§ **BRIEF**
Reply with one number only, the count of lines holding the string "this".

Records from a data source
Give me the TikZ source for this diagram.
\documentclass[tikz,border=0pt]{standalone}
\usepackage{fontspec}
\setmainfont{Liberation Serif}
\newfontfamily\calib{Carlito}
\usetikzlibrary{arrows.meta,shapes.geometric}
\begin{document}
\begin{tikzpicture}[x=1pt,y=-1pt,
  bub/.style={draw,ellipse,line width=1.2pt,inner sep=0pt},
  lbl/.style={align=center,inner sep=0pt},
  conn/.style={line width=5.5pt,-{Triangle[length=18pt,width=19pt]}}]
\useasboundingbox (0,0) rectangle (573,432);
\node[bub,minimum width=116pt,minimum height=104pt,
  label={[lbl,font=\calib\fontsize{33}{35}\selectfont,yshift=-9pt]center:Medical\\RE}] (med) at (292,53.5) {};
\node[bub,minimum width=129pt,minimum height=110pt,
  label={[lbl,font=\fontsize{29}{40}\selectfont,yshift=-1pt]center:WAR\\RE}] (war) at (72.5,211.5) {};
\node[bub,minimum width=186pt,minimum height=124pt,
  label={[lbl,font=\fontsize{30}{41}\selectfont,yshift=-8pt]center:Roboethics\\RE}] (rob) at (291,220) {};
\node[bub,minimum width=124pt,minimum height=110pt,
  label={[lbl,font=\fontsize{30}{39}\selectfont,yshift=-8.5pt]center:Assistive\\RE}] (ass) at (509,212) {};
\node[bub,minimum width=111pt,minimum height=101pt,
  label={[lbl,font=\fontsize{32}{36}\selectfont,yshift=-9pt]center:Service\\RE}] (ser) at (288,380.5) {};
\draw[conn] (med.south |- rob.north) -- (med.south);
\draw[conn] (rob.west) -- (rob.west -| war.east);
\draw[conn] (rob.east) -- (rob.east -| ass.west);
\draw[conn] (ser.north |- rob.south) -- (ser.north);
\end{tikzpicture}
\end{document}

* * *

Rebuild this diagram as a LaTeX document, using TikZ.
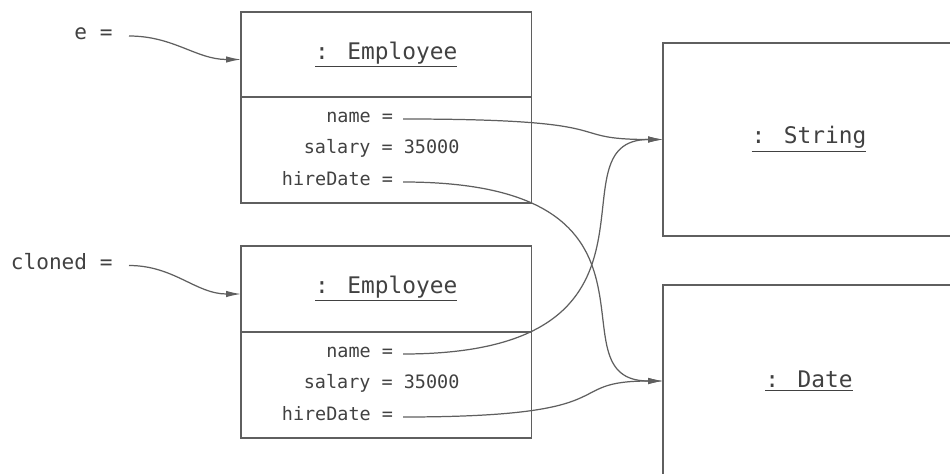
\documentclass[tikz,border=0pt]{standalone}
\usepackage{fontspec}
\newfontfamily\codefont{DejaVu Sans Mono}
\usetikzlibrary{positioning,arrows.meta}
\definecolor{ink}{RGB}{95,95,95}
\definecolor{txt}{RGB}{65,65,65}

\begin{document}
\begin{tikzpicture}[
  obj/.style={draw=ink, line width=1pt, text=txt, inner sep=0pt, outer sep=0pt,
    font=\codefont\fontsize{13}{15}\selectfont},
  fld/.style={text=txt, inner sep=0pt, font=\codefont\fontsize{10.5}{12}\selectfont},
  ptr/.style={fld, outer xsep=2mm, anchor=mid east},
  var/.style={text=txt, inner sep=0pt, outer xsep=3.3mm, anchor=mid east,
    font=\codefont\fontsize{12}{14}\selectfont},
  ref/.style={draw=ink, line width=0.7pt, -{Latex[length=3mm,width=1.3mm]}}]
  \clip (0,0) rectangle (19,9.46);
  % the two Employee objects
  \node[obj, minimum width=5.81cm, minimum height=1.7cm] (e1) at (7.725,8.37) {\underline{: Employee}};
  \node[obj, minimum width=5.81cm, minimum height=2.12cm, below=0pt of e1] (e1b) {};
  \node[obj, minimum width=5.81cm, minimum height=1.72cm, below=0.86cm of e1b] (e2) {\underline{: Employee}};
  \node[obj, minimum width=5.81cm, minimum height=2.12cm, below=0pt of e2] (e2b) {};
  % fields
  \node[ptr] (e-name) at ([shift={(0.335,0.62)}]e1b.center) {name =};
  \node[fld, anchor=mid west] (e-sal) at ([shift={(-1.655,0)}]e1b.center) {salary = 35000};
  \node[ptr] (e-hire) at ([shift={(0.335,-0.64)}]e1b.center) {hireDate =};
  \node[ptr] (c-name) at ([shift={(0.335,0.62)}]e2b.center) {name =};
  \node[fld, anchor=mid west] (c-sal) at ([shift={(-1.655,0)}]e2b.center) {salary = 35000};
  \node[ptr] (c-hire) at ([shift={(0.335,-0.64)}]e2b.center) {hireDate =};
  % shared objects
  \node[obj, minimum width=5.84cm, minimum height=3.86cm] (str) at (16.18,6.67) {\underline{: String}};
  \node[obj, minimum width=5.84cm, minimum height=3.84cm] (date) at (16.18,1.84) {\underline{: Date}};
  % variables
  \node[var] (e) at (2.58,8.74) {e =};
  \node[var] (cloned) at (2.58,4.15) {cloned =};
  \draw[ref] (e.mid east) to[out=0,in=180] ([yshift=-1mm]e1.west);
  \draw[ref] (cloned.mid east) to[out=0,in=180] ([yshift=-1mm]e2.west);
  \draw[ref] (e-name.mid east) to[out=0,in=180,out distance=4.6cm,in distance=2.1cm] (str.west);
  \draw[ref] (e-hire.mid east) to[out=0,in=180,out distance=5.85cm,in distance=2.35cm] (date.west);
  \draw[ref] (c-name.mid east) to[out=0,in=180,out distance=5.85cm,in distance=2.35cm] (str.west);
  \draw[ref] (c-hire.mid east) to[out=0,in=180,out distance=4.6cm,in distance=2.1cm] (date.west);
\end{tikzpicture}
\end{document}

§ **OUTPUT OF THE EXERCISE**
2